Even Indonesia is coming around -- the government will maintain high interest rates even though they haven't provided support to the nation's beleaguered currency, according to central bank Governor Sjahril Sabirin.

Lowering rates, he said, would only serve to weaken the rupiah against the U.S. dollar. The Indonesian currency weakened in Asian trading yesterday, falling to more than 16,700 rupiah to the dollar.

The IMF's recovery recipe goes something like this. High interest rates attract capital flows and prevent outflows, relieving the immediate pressure on exchange rates. High interest rates and tight credit also chill domestic demand, thereby reducing imports and prompting a shift of resources to export industries. Eventually, the currency steadies and the balance of payments comes back into balance, allowing interest rates to come down.

Trade balances are swinging into surplus, due almost entirely to stunning declines in imports, rather than export growth. The overall balance-of-payments situation still looks fairly grim, however, because capital isn't flowing to Asia's crisis-struck economies.

The economic contractions are so severe that currencies and stock markets across Asia were sliding even before the yen swooned last week.

Nobody is arguing against the virtues of stable currencies. Instead, advocates of easier credit are simply arguing that exchange rates shouldn't be the main issue right now. The focus, they say, should be on credit, which is the fuel that drives the economic engine -- and Asia's economies are running on empty.

"Yes, there is absolutely a need to ease domestic monetary conditions," said Chris Tinker, chief economist at ING Baring Securities in Hong Kong. However, he said that won't be enough to revive credit flows. Stuffed with bad loans, many Asian banks are unable or unwilling to lend. "The ability of the authorities to change that is limited," Tinker said.

Indeed, the main measure of progress shouldn't be interest- rate levels -- it should be access to credit, argued Linda Tsao Yang, the U.S. representative to the Asian Development Bank in Manila.

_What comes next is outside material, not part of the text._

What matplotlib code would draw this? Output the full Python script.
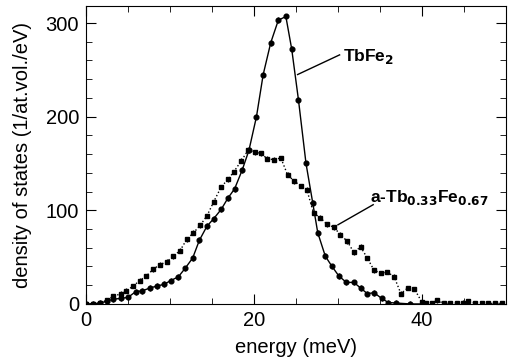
import numpy as np
import matplotlib.pyplot as plt
from matplotlib.ticker import MultipleLocator

plt.rcParams['font.family'] = ['Liberation Sans', 'DejaVu Sans']

# crystalline TbFe2 (circles, solid line)
e_tbfe2 = [0, 0.8, 1.7, 2.5, 3.2, 4.2, 5.0, 5.9, 6.7, 7.6, 8.4, 9.3, 10.1, 11.0,
           11.8, 12.7, 13.5, 14.4, 15.2, 16.1, 16.9, 17.7, 18.6, 19.4, 20.3,
           21.1, 22.0, 22.9, 23.8, 24.5, 25.3, 26.2, 27.0, 27.6, 28.5, 29.3,
           30.1, 31.0, 31.9, 32.7, 33.5, 34.3, 35.2, 36.0, 36.9, 38.6, 40.2]
dos_tbfe2 = [0, 0, 1, 3, 5, 6, 7, 13, 14, 17, 19, 21, 25, 29,
             38, 49, 68, 83, 91, 101, 113, 123, 143, 164, 200,
             245, 279, 303, 307, 272, 218, 150, 108, 76, 51, 40,
             30, 23, 23, 17, 11, 12, 6, 1.5, 1, 0, 0]

# amorphous Tb0.33Fe0.67 (squares, dotted line)
e_amorph = [0, 0.8, 1.7, 2.5, 3.2, 4.2, 4.8, 5.6, 6.4, 7.2, 8.0, 8.8, 9.6, 10.4,
            11.2, 12.0, 12.8, 13.6, 14.4, 15.2, 16.1, 16.9, 17.6, 18.5, 19.3,
            20.1, 20.8, 21.6, 22.4, 23.2, 24.0, 24.8, 25.6, 26.3, 27.1, 27.9,
            28.7, 29.5, 30.3, 31.1, 31.9, 32.7, 33.5, 34.3, 35.1, 35.9, 36.7,
            37.5, 38.3, 39.1, 40.0, 40.5, 41.2, 41.8, 42.6, 43.4, 44.2, 44.9,
            45.5, 46.3, 47.1, 47.9, 48.7, 49.5]
dos_amorph = [0, 0, 1, 4, 8, 11, 14, 19, 25, 30, 37, 42, 45, 51,
              57, 69, 76, 84, 94, 109, 125, 133, 141, 153, 164,
              162, 161, 155, 154, 156, 138, 131, 126, 122, 97, 92,
              85, 82, 74, 67, 55, 61, 49, 36, 33, 34, 29,
              11, 17, 16, 2, 1, 1, 4, 0.5, 0.5, 1, 1.5,
              3, 1, 0.5, 0.5, 0.5, 0.5]

fig = plt.figure(figsize=(5.12, 3.64), dpi=100)
ax = fig.add_axes([0.168, 0.165, 0.82, 0.818])

ax.errorbar(e_amorph, dos_amorph, yerr=2.5, fmt='s', ls=':', color='black',
            ms=3.0, lw=1.0, elinewidth=0.8, capsize=0)
ax.errorbar(e_tbfe2, dos_tbfe2, yerr=3, fmt='o', ls='-', color='black',
            ms=3.4, lw=1.0, elinewidth=0.8, capsize=0)

# labels with leader lines
ax.plot([25.2, 30.2], [245, 266], color='black', lw=1.0)
ax.text(30.6, 264, 'TbFe$_\\mathbf{2}$', fontsize=12.5, fontweight='bold', va='center')
ax.plot([30.0, 34.2], [84.5, 106], color='black', lw=1.0)
ax.text(33.8, 114, 'a-Tb$_\\mathbf{0.33}$Fe$_\\mathbf{0.67}$', fontsize=12.5,
        fontweight='bold', va='center')

ax.set_xlim(0, 50)
ax.set_ylim(0, 318)
ax.xaxis.set_major_locator(MultipleLocator(20))
ax.xaxis.set_minor_locator(MultipleLocator(5))
ax.yaxis.set_major_locator(MultipleLocator(100))
ax.yaxis.set_minor_locator(MultipleLocator(20))
ax.tick_params(which='both', direction='in', top=True, right=True, labelsize=14.5)
ax.tick_params(which='major', length=7, pad=5)
ax.tick_params(which='minor', length=4)

ax.set_xlabel('energy (meV)', fontsize=14.5, labelpad=6)
ax.set_ylabel('density of states (1/at.vol./eV)', fontsize=14.5, labelpad=10)

plt.savefig('out.png', dpi=100)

"You need to damp this investment boom and indiscriminate borrowing, and high interest rates do serve that purpose," she said. "But if the small and medium enterprises -- especially the export-oriented ones that drive the economy -- don't have access to credit, then it's a big problem." That can happen even in Japan, she noted, where interest rates are less than 1%.

High rates also exacerbate Asia's mountains of domestic debt, which in Thailand, South Korea and Malaysia far exceed foreign liabilities. A new study by Deutsche Bank argues that domestic savings have played a far bigger role in generating economic growth in Asia than international capital flows. But if interest rates don't come down, these savings could be wiped out along with the banking systems they are kept in.

High rates were the right idea at first, said Deutsche Bank economist Angus Armstrong. "Interest rates should have been allowed to come down," he said, adding: "We think they're not attacking the big problem, which is the debt."